ABC News reports:
Dramatic advances in public attitudes are sweeping Iraq, with declining violence, rising economic well-being and improved services lifting optimism, fueling confidence in public institutions and bolstering support for democracy.
The gains in the latest ABC News/BBC/NHK poll represent a stunning reversal of the spiral of despair caused by Iraq’s sectarian violence in 2006 and 2007. The sweeping rebound, extending initial improvements first seen a year ago, marks no less than the opportunity for a new future for Iraq and its people. . .
While deep difficulties remain, the advances are remarkable. Eighty-four percent of Iraqis now rate security in their own area positively, nearly double its August 2007 level. Seventy-eight percent say their protection from crime is good, more than double its low. Three-quarters say they can go where they want safely – triple what it’s been.
Few credit the United States, still widely unpopular given the post-invasion violence, and eight in 10 favor its withdrawal on schedule by 2011 – or sooner. But at the same time a new high, 64 percent of Iraqis, now call democracy their preferred form of government. . .
The number of Iraqis who call security the single biggest problem in their own lives has dropped from 48 percent in March 2007 to 20 percent now. Two years ago 56 percent called it the single biggest problem for the country as a whole; that’s down to 35 percent now, including a 15-point drop in the last year alone. Fifty-nine percent now feel “very” safe in their communities, up 22 points from last year and more than double its lowest. Recent local fighting among sectarian forces is reported by 6 percent, compared with 22 percent a year ago.
Optimism and confidence have followed. Sixty-five percent of Iraqis say things are going well in their own lives, up from 39 percent in 2007 (albeit still a bit below its 2005 peak). Fifty-eight percent say things are going well for Iraq – a new high, up from only 22 percent in 2007. Expectations for the year ahead, at the national and personal levels, also have soared, after crashing in 2007. And the sharpest advances have come among Sunni Arabs, the favored group under Saddam Hussein, deeply alienated by his overthrow, now re-engaging in Iraq’s national life. . .
Basic views on governance also mark the sea change in Sunni views: In March 2007 58 percent of Sunnis said the country needed a “strong leader – a government headed by one man for life” (presumably a throwback to their one-time protector, Saddam), while just 38 percent preferred a democracy.
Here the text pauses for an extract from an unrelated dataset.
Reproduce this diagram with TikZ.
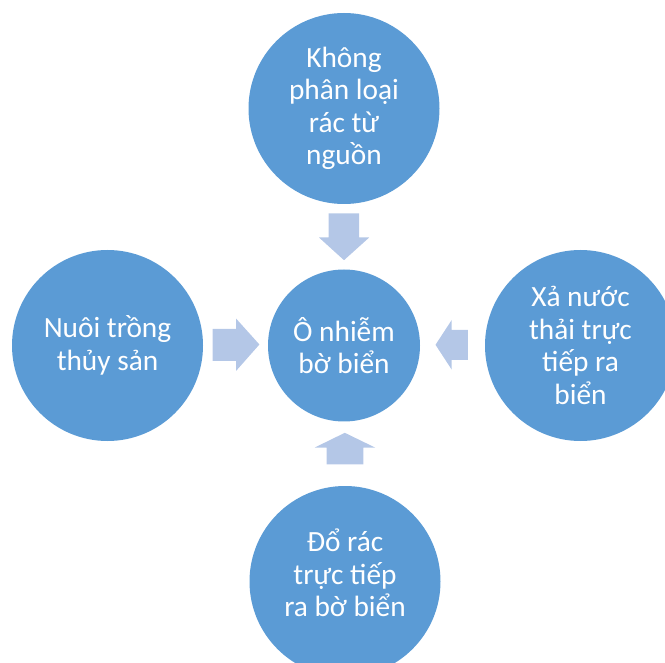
\documentclass[tikz,border=0pt]{standalone}
\usepackage{fontspec}
\setmainfont{Carlito}
\definecolor{bubblefill}{HTML}{5B9BD5}
\definecolor{arrowfill}{HTML}{B4C7E7}
\tikzset{
    bubbletext/.style={text=white, align=center, inner sep=0pt, font=\fontsize{22}{24.4}\selectfont},
    bubble/.style={circle, fill=bubblefill, bubbletext, minimum size=143.25pt},
    hub/.style={bubble, minimum size=114pt},
    blockarrow/.style={fill=arrowfill}
}
\begin{document}
\begin{tikzpicture}[x=0.75pt,y=-0.75pt]
        \useasboundingbox (0,0) rectangle (665,663);
        \clip (0,0) rectangle (665,663);

        % bubbles
        \node[hub] (coast) at (344,345.5){Ô nhiễm\\bờ biển};
        \node[bubble] (sorting) at (344,108.5){Không\\phân loại\\rác từ\\nguồn};
        \node[bubble] (farming) at (107.5,345.5){Nuôi trồng\\thủy sản};
        \node[bubble] (sewage) at (580.5,345.5){Xả nước\\thải trực\\tiếp ra\\biển};
        \node[bubble] (dumping) at (345,581.5){};
        \node[bubbletext] (dumpingtext) at (345,573){Đổ rác\\trực tiếp\\ra bờ biển};

        % block arrows
        \fill[blockarrow](328.5,213.5) -- (359.2,213.5) -- (359.2,237.5) -- (369.2,237.5) -- (344,260.2) -- (319,237.5) -- (328.5,237.5) -- cycle;
        \fill[blockarrow](326.7,464.4) -- (363.3,464.4) -- (363.3,447.5) -- (375,447.5) -- (344.8,432.8) -- (314.8,447.5) -- (326.7,447.5) -- cycle;
        \fill[blockarrow](212.5,329) -- (236,329) -- (236,318.5) -- (259.4,344.5) -- (236,371) -- (236,360.8) -- (212.5,360.8) -- cycle;
        \fill[blockarrow](467.8,330) -- (451.7,330) -- (451.7,320) -- (435.5,344.8) -- (451.7,369.6) -- (451.7,359.8) -- (467.8,359.8) -- cycle;

\end{tikzpicture}
\end{document}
Today that’s more than flipped: Sixty-five percent of Sunnis want a democracy; just 20 percent, a strong leader.
Critically, there’s been a complementary change among Shiites – in their case a drop in preference for an Islamic state from 40 percent in 2007 to 26 percent now, and a concomitant 21-point rise in favor of democracy. Kurds, for their part, have been and remain broadly pro-democracy.
There’s much more. It is a pity they don’t credit the United States, but gratitude was never the point. The point is that Iraq is no longer a state sponsor of terrorism, nor a danger of becoming so again. Besides, why should Iraq be different from other democracies that exist due to American efforts (which is to say nearly all of them)?